A World Tour in 25 Sandwiches
Once upon a time, there was a world tour... not in 80 days, but in 25 sandwiches. Recently, the vibrant pages of CNN revealed a list of the world's best sandwiches, each one a small gastronomic passport. Under the journalist's pen, a sun-kissed pan bagnat whispers the Mediterranean, a fragrant bánh mì sings of Vietnam, a spicy shawarma tells the story of the Middle East's alleys, and the Philly cheesesteak recounts the great avenues of the United States. Each sandwich becomes a chapter of culture, a portable poetry that we bite into with relish.
A Gourmet Stopover in Tunisia
But as we turn the pages of these global stories, a gourmet stopover brings us back home, to Tunisia. Where the lively streets and spicy scents tell another story: that of the fricassé. Simple in appearance, this small fried bread filled with tuna, potatoes, hard-boiled egg, and sometimes olives, preserved lemon, or a hint of harissa, proves that the art of eating well doesn't need grand pretensions.

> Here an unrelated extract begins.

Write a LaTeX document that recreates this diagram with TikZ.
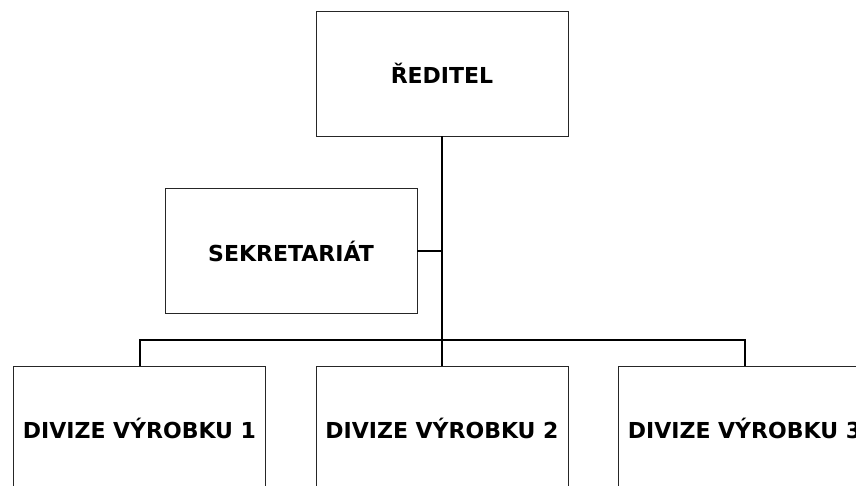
\documentclass[tikz,border=0pt]{standalone}
\usepackage{fontspec}
\setmainfont{DejaVu Sans}
\usetikzlibrary{positioning}
\tikzset{
unit/.style={draw=black!85, line width=0.8pt, fill=white, minimum width=252pt, minimum height=125pt, inner sep=0pt, font=\bfseries\fontsize{22}{26}\selectfont}, % box for each part of the firm
link/.style={line width=2pt}, % the lines joining the boxes
node distance=302.5pt, % distance between the division boxes
}

\begin{document}
\begin{tikzpicture}[x=1pt,y=-1pt]
\useasboundingbox (0,0) rectangle (856,486);
\clip (0,0) rectangle (856,486);
\node[unit] (reditel) at (442,73.5) {ŘEDITEL};
\node[unit] (sekretariat) at (291,251) {SEKRETARIÁT};
\node[unit] (divize2) at (442,428.5) {DIVIZE VÝROBKU 2};
\node[unit, left of=divize2] (divize1) {DIVIZE VÝROBKU 1};
\node[unit, right of=divize2] (divize3) {DIVIZE VÝROBKU 3};
\coordinate (bus) at (442,340);
\draw[link] (reditel.south) -- (divize2.north);
\draw[link] (sekretariat.east) -- (sekretariat.east -| reditel.south);
\draw[link] (divize1.north) |- (bus) -| (divize3.north);
\end{tikzpicture}
\end{document}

It's a fusion of traditions, a symphony of flavors, and a bridge between generations.
The Soul of Tunisian Flavors
Because Tunisian flavors have a soul and a heritage, Tunisian harissa, this fiery red condiment, accomplice to many dishes, was inscribed in 2022 on the UNESCO Representative List of the Intangible Cultural Heritage of Humanity, as a living gift transmitted from mouth to mouth, from mortar to pestle, from hearth to hearth.
A Story of Traditions and Identity
In each fricassé, in each trace of harissa that colors the fingers and awakens the taste buds, a story of traditions, exchanges, and identity is told. It's not just a sandwich or a sauce: it's a piece of heritage, a shared memory, proof that Tunisian cuisine can stand alongside the world's most iconic creations.
A Culinary Tale
So, when you smile as you bite into a fricassé, remember that it's not just a snack: it's a culinary tale that Tunisia tells to the whole world.